A G Protein-Biased Ligand at the μ-Opioid Receptor Is Potently Analgesic with Reduced Gastrointestinal and Respiratory Dysfunction Compared with Morphines

The concept of ligand bias at G protein-coupled receptors broadens the possibilities for agonist activities and provides the opportunity to develop safer, more selective therapeutics. Morphine pharmacology in beta-arrestin-2 knockout mice suggested that a ligand that promotes coupling of the mu-opioid receptor (MOR) to G proteins, but not beta-arrestins, would result in higher analgesic efficacy, less gastrointestinal dysfunction, and less respiratory suppression than morphine. Here we report the discovery of TRV130 ([(3-methoxythiophen-2-yl)methyl]({2-[(9R)-9-(pyridin-2-yl)-6-oxaspiro[4.5]decan-9-yl]ethyl})amine), a novel MOR G protein-biased ligand. In cell-based assays, TRV130 elicits robust G protein signaling, with potency and efficacy similar tomorphine, but with far less beta-arrestin recruitment and receptor internalization.
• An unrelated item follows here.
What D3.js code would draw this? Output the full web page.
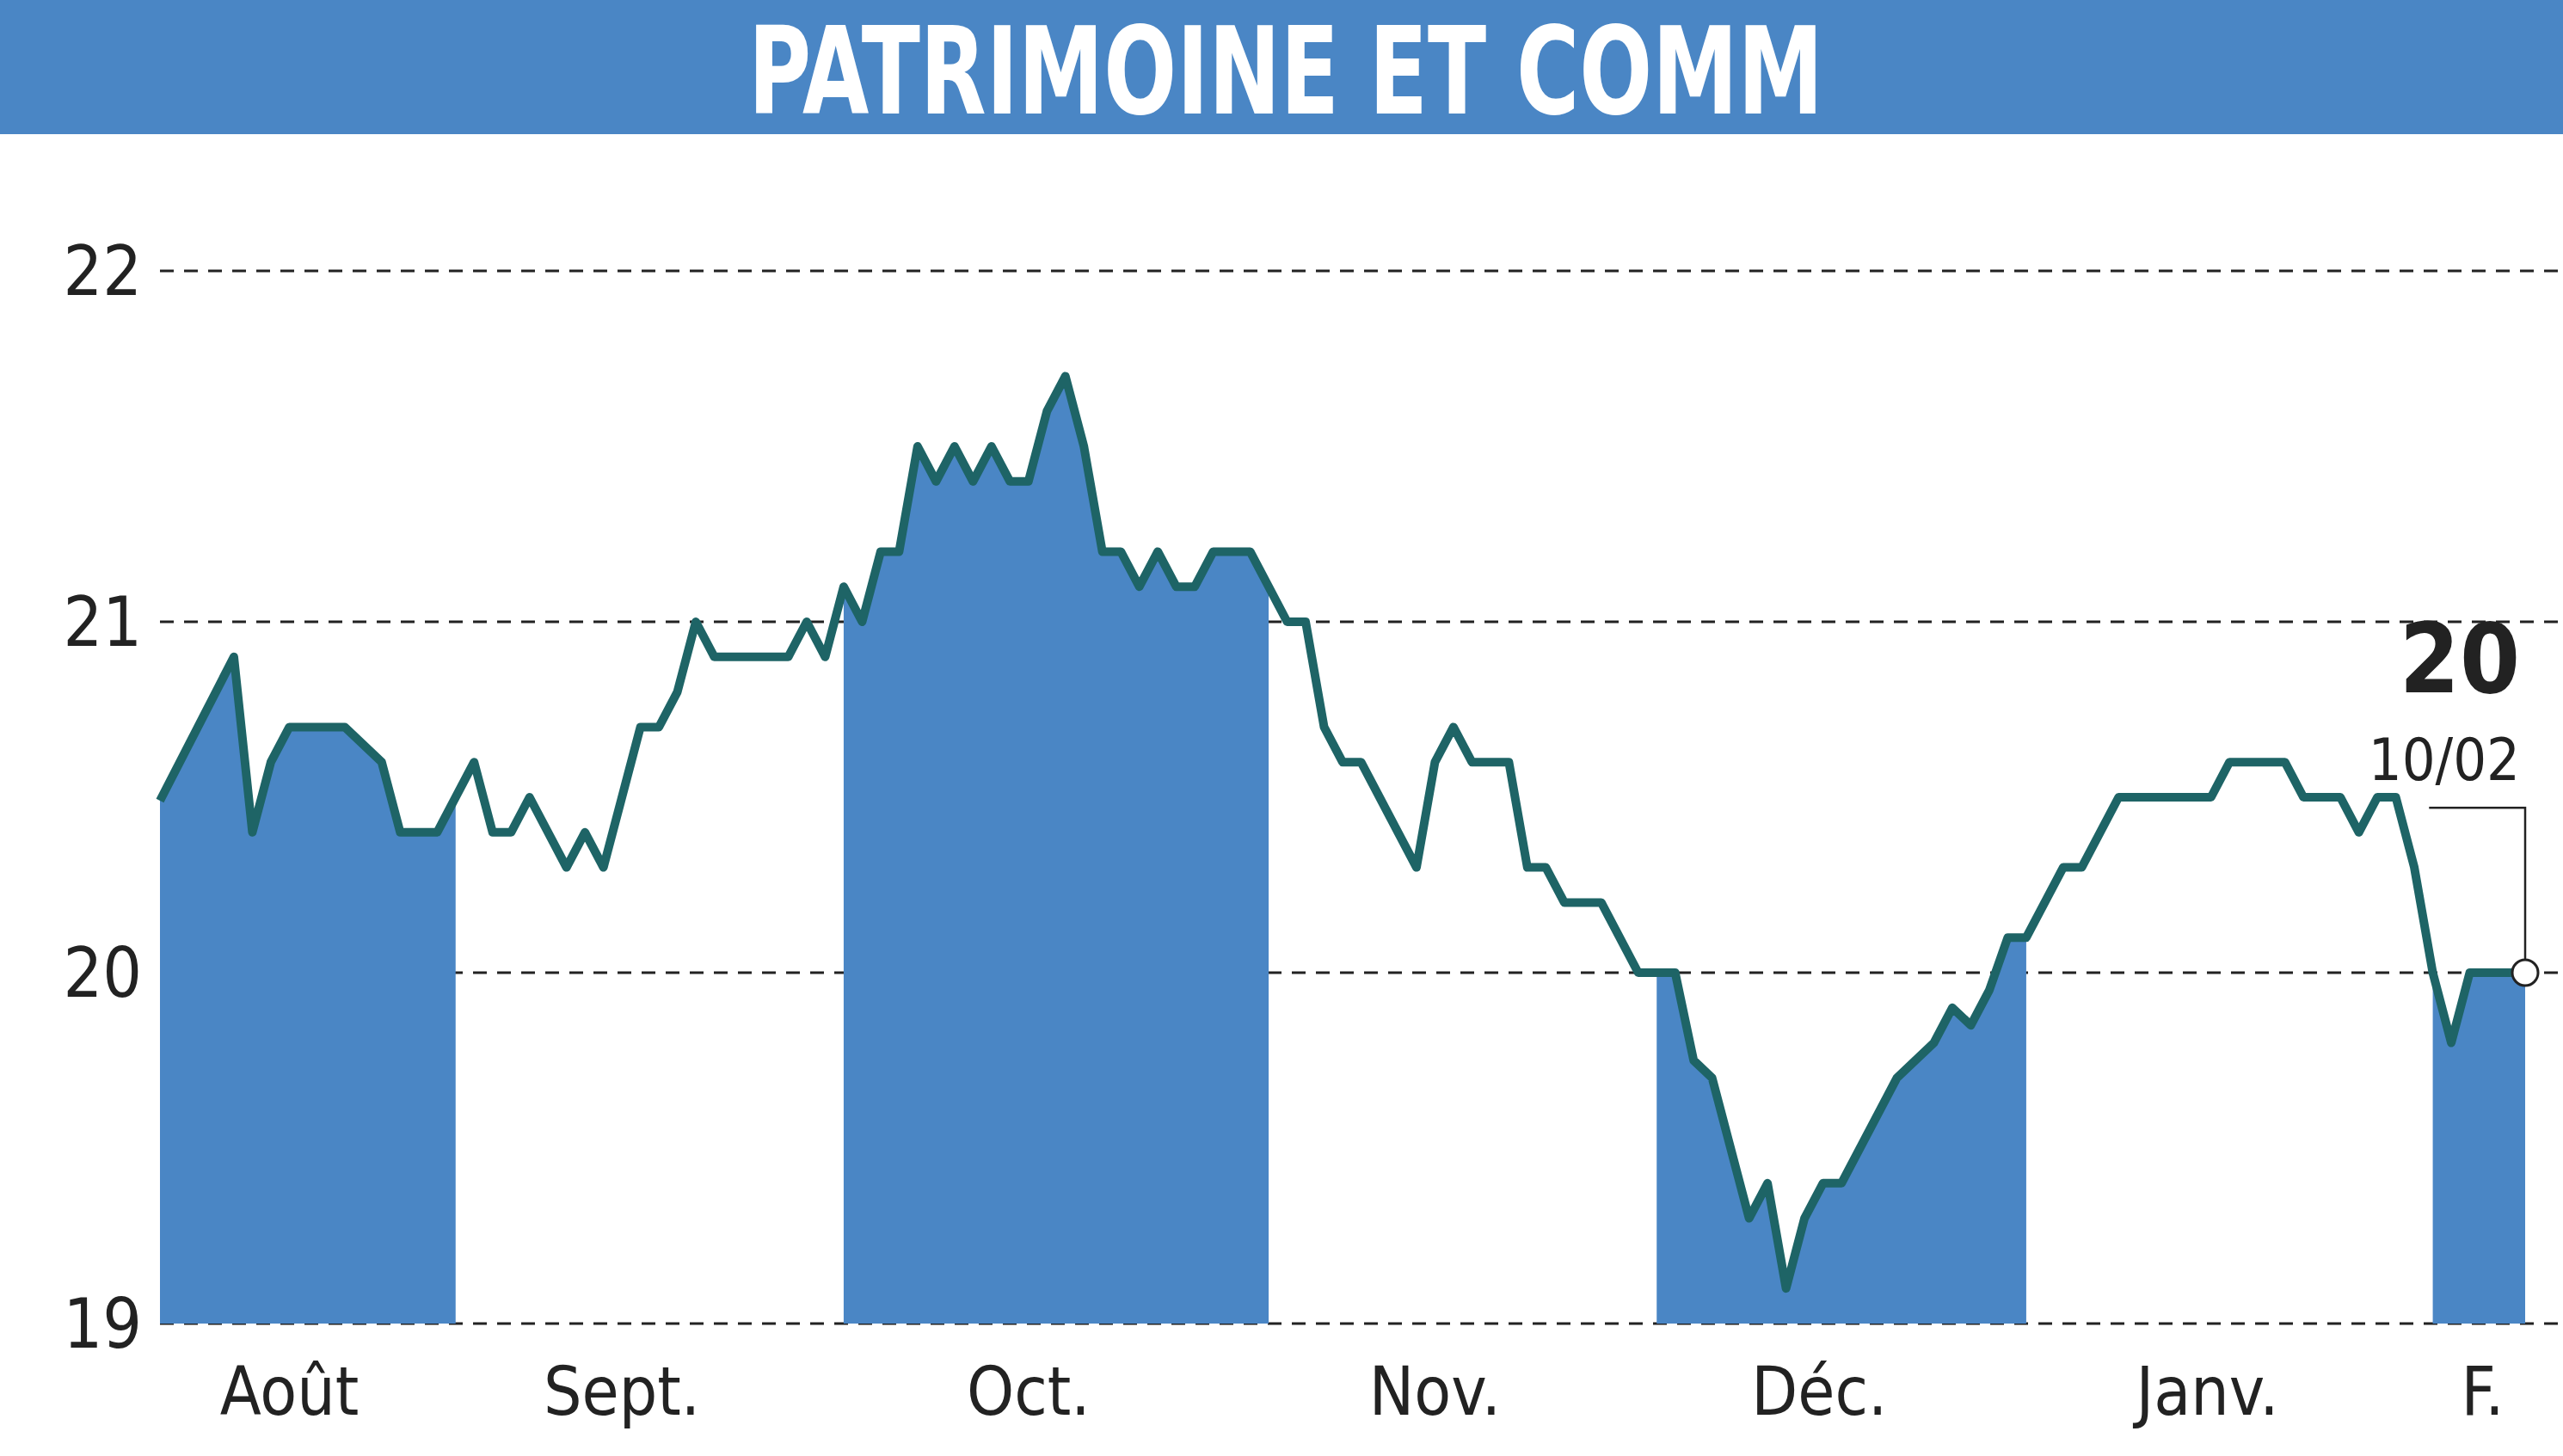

In mice and rats, TRV130 is potently analgesic while causing less gastrointestinal dysfunction and respiratory suppression than morphine at equianalgesic doses. TRV130 successfully translates evidence that analgesic and adverse MOR signaling pathways are distinct into a biased ligand with differentiated pharmacology. These preclinical data suggest that TRV130 may be a safer and more tolerable therapeutic for treating severe pain.